### SOURCE EXCERPT ###

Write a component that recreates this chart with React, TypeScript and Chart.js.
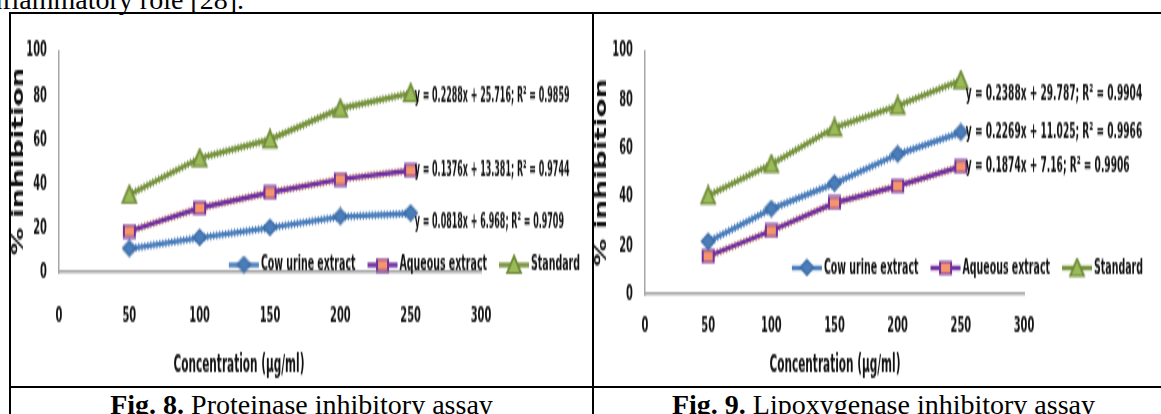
import React, { useEffect, useRef } from "react";
import { Chart, registerables } from "chart.js";

Chart.register(...registerables);

// ---------- data ----------
const concentrations = [50, 100, 150, 200, 250];
const seriesLabels = ["Cow urine extract", "Aqueous extract", "Standard"];
const xTickValues = [0, 50, 100, 150, 200, 250, 300];
const yTickValues = [0, 20, 40, 60, 80, 100];

const fig8Cow = [10.5, 15.5, 20, 25, 26.5];
const fig8Aqueous = [18.5, 29, 36, 42, 46];
const fig8Standard = [35, 51.5, 60, 74, 81];
const fig8Equations = [
  "y = 0.0818x + 6.968; R² = 0.9709",
  "y = 0.1376x + 13.381; R² = 0.9744",
  "y = 0.2288x + 25.716; R² = 0.9859",
];

const fig9Cow = [21.5, 35, 45.5, 57.5, 66.5];
const fig9Aqueous = [15.5, 26, 37.5, 44.5, 52.5];
const fig9Standard = [40.5, 53.5, 68.5, 77.5, 88];
const fig9Equations = [
  "y = 0.2269x + 11.025; R² = 0.9966",
  "y = 0.1874x + 7.16; R² = 0.9906",
  "y = 0.2388x + 29.787; R² = 0.9904",
];

const xTitle = "Concentration (µg/ml)";
const yTitle = "% inhibition";
const introText = "anti-inflammatory role [28].";
const fig8CaptionBold = "Fig. 8.";
const fig8CaptionText = " Proteinase inhibitory assay";
const fig9CaptionBold = "Fig. 9.";
const fig9CaptionText = " Lipoxygenase inhibitory assay";

// ---------- styles ----------
const S = 2.0; // vertical stretch of the chart pictures
const CHART_FONT = "'DejaVu Sans Condensed', 'DejaVu Sans', sans-serif";
const SERIF = "'Liberation Serif', 'DejaVu Serif', serif";
const TEXT = "#111";
const AXIS = "#A6A6A6";
const TICK_SIZE = 11;
const EQ_SIZE = 10.3;
const LEGEND_SIZE = 10.5;
const XTITLE_SIZE = 11.7;
const YTITLE_SIZE = 15.5;

const SERIES_STYLES = [
  { line: "#4A7EBB", fill: "#4A7EBB", border: "#3B6AA3", hair: "#5F8CC6", marker: "diamond", mw: 13, mh: 15 },
  { line: "#7030A0", fill: "#F4956C", border: "#7030A0", hair: "#D99A5E", marker: "square", mw: 11, mh: 12 },
  { line: "#77933C", fill: "#9BBB59", border: "#6E8A36", hair: "#869F5E", marker: "triangle", mw: 14, mh: 17 },
];

// marker drawn pre-squashed so that it looks normal after the vertical stretch
function makeMarker(kind: string, w: number, h: number, fill: string, stroke: string) {
  const c = document.createElement("canvas");
  c.width = w + 4;
  c.height = Math.ceil((h + 4) / S);
  const ctx = c.getContext("2d")!;
  ctx.scale(1, 1 / S);
  const cx = (w + 4) / 2, cy = (h + 4) / 2;
  ctx.beginPath();
  if (kind === "diamond") {
    ctx.moveTo(cx, cy - h / 2);
    ctx.lineTo(cx + w / 2, cy);
    ctx.lineTo(cx, cy + h / 2);
    ctx.lineTo(cx - w / 2, cy);
  } else if (kind === "square") {
    ctx.rect(cx - w / 2, cy - h / 2, w, h);
  } else {
    ctx.moveTo(cx, cy - h / 2);
    ctx.lineTo(cx + w / 2, cy + h / 2);
    ctx.lineTo(cx - w / 2, cy + h / 2);
  }
  ctx.closePath();
  ctx.fillStyle = fill;
  ctx.fill();
  ctx.lineWidth = 2;
  ctx.strokeStyle = stroke;
  ctx.stroke();
  return c;
}

type PanelCfg = {
  left: number; top: number; width: number; height: number;
  plot: { left: number; right: number; top: number; bottom: number };
  xTickY: number; xTitleX: number; xTitleY: number; yTitleX: number;
  legendRight: number; legendY: number;
  eqOffsets: number[][]; eqScaleX: number;
  series: number[][];
  equations: string[];
};

const fig8Panel: PanelCfg = {
  left: 11, top: 14, width: 581, height: 372,
  plot: { left: 59, right: 481, top: 34, bottom: 272 },
  xTickY: 316, xTitleX: 239, xTitleY: 365, yTitleX: 19,
  legendRight: 580, legendY: 265,
  eqOffsets: [[4, 9], [4, 0], [4, 4]], eqScaleX: 0.86,
  series: [fig8Cow, fig8Aqueous, fig8Standard],
  equations: fig8Equations,
};

const fig9Panel: PanelCfg = {
  left: 594, top: 14, width: 567, height: 372,
  plot: { left: 645, right: 1024, top: 34, bottom: 294 },
  xTickY: 327, xTitleX: 835, xTitleY: 366, yTitleX: 602,
  legendRight: 1143, legendY: 268,
  eqOffsets: [[5, 0], [5, 1], [5, 14]], eqScaleX: 0.98,
  series: [fig9Cow, fig9Aqueous, fig9Standard],
  equations: fig9Equations,
};

function ChartPanel({ cfg }: { cfg: PanelCfg }) {
  const ref = useRef<HTMLCanvasElement>(null);
  const hc = cfg.height / S;

  useEffect(() => {
    const canvas = ref.current!;
    const toCy = (y: number) => (y - cfg.top) / S;
    const plotL = cfg.plot.left - cfg.left;
    const plotR = cfg.plot.right - cfg.left;
    const plotT = toCy(cfg.plot.top);
    const plotB = toCy(cfg.plot.bottom);
    const tickLH = TICK_SIZE * 1.2;
    const yTitleLH = YTITLE_SIZE * 1.2;
    const markers = SERIES_STYLES.map((st) => makeMarker(st.marker, st.mw, st.mh, st.fill, st.border));

    const datasets: any[] = [];
    cfg.series.forEach((vals, i) => {
      const st = SERIES_STYLES[i];
      datasets.push({
        label: seriesLabels[i],
        data: concentrations.map((x, j) => ({ x, y: vals[j] })),
        borderColor: st.line,
        backgroundColor: st.fill,
        pointStyle: markers[i],
        pointRadius: 6,
        borderWidth: 2.4,
        tension: 0,
      });
    });
    cfg.series.forEach((vals, i) => {
      const st = SERIES_STYLES[i];
      datasets.push({
        label: seriesLabels[i] + " trend",
        data: concentrations.map((x, j) => ({ x, y: vals[j] })),
        borderColor: st.hair,
        borderWidth: 4.2,
        borderDash: [1.2, 1.8],
        borderCapStyle: "butt",
        pointRadius: 0,
        tension: 0,
      });
    });

    const overlay = {
      id: "overlay",
      afterDatasetsDraw(chart: any) {
        const ctx = chart.ctx as CanvasRenderingContext2D;
        ctx.save();
        ctx.fillStyle = TEXT;
        ctx.textBaseline = "middle";
        ctx.textAlign = "left";
        ctx.font = `bold ${EQ_SIZE}px ${CHART_FONT}`;
        cfg.equations.forEach((txt, i) => {
          const meta = chart.getDatasetMeta(i);
          const pt = meta.data[meta.data.length - 1];
          const [dx, dy] = cfg.eqOffsets[i];
          ctx.save();
          ctx.translate(pt.x + dx, pt.y + dy / S);
          ctx.scale(cfg.eqScaleX, 1);
          ctx.fillText(txt, 0, 0);
          ctx.restore();
        });
        // x axis title
        ctx.textAlign = "center";
        ctx.font = `bold ${XTITLE_SIZE}px ${CHART_FONT}`;
        ctx.fillText(xTitle, cfg.xTitleX - cfg.left, toCy(cfg.xTitleY));
        // legend
        ctx.textAlign = "left";
        ctx.font = `bold ${LEGEND_SIZE}px ${CHART_FONT}`;
        const sym = 30, gapText = 2, gapItem = 12;
        const widths = seriesLabels.map((l) => ctx.measureText(l).width);
        const total = widths.reduce((a, w) => a + sym + gapText + w, 0) + gapItem * (seriesLabels.length - 1);
        let x = cfg.legendRight - cfg.left - total;
        const y = toCy(cfg.legendY);
        seriesLabels.forEach((l, i) => {
          const st = SERIES_STYLES[i];
          ctx.strokeStyle = st.line;
          ctx.lineWidth = 2.4;
          ctx.beginPath();
          ctx.moveTo(x, y);
          ctx.lineTo(x + sym, y);
          ctx.stroke();
          const m = markers[i];
          ctx.drawImage(m, x + sym / 2 - m.width / 2, y - m.height / 2);
          ctx.fillStyle = TEXT;
          ctx.fillText(l, x + sym + gapText, y);
          x += sym + gapText + widths[i] + gapItem;
        });
        ctx.restore();
      },
    };

    const chart = new Chart(canvas, {
      type: "line",
      data: { datasets },
      plugins: [overlay],
      options: {
        animation: false,
        responsive: false,
        maintainAspectRatio: false,
        devicePixelRatio: 1,
        layout: { padding: { left: 0, top: plotT, right: cfg.width - plotR, bottom: 0 } },
        plugins: { legend: { display: false }, tooltip: { enabled: false }, title: { display: false } },
        scales: {
          x: {
            type: "linear",
            min: 0,
            max: 300,
            afterBuildTicks: (s: any) => { s.ticks = xTickValues.map((v) => ({ value: v })); },
            afterFit: (s: any) => { s.height = hc - plotB; },
            grid: { display: false, drawTicks: false },
            border: { display: true, color: AXIS, width: 1.5 },
            ticks: {
              padding: toCy(cfg.xTickY) - plotB - tickLH / 2,
              color: TEXT,
              font: { family: CHART_FONT, size: TICK_SIZE, weight: "bold" },
              maxRotation: 0,
              autoSkip: false,
            },
            title: { display: false, text: xTitle },
          },
          y: {
            type: "linear",
            min: 0,
            max: 100,
            afterBuildTicks: (s: any) => { s.ticks = yTickValues.map((v) => ({ value: v })); },
            afterFit: (s: any) => { s.width = plotL; },
            grid: { display: false, drawTicks: false },
            border: { display: true, color: AXIS, width: 1.5 },
            ticks: {
              padding: 12,
              color: TEXT,
              font: { family: CHART_FONT, size: TICK_SIZE, weight: "bold" },
            },
            title: {
              display: true,
              text: yTitle,
              color: TEXT,
              font: { family: CHART_FONT, size: YTITLE_SIZE, weight: "bold" },
              padding: { top: cfg.yTitleX - cfg.left - yTitleLH / 2, bottom: 0 },
            },
          },
        },
      } as any,
    });
    return () => chart.destroy();
  }, [cfg]);

  return (
    <div
      style={{
        position: "absolute",
        left: cfg.left,
        top: cfg.top,
        width: cfg.width,
        height: hc,
        transform: `scaleY(${S})`,
        transformOrigin: "0 0",
      }}
    >
      <canvas ref={ref} width={cfg.width} height={hc} style={{ width: cfg.width, height: hc, display: "block" }} />
    </div>
  );
}

const line = (left: number, top: number, width: number, height: number) => (
  <div style={{ position: "absolute", left, top, width, height, background: "#000" }} />
);

export default function App() {
  const serifStyle: React.CSSProperties = {
    position: "absolute",
    fontFamily: SERIF,
    fontSize: 28,
    lineHeight: "28px",
    whiteSpace: "nowrap",
    color: "#000",
  };
  return (
    <div style={{ position: "fixed", left: 0, top: 0, width: 1161, height: 414, overflow: "hidden", background: "#fff" }}>
      <div style={{ ...serifStyle, right: 1161 - 244, top: -14 }}>{introText}</div>
      {line(9, 12, 1170, 2)}
      {line(9, 12, 2, 420)}
      {line(592, 12, 2, 420)}
      {line(9, 386, 1170, 2)}
      <ChartPanel cfg={fig8Panel} />
      <ChartPanel cfg={fig9Panel} />
      <div style={{ ...serifStyle, left: 11, width: 581, top: 391, textAlign: "center" }}>
        <b>{fig8CaptionBold}</b>{fig8CaptionText}
      </div>
      <div style={{ ...serifStyle, left: 594, width: 579, top: 391, textAlign: "center" }}>
        <b>{fig9CaptionBold}</b>{fig9CaptionText}
      </div>
    </div>
  );
}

###

## WRITTEN INSTRUCTION
Set down again, exactly, the lines of the material above from its first line to the one with "Chart.register(...registerables);", inclusive. Leave the pictures out.

## FINISHED ANSWER
Write a component that recreates this chart with React, TypeScript and Chart.js.
import React, { useEffect, useRef } from "react";
import { Chart, registerables } from "chart.js";

Chart.register(...registerables);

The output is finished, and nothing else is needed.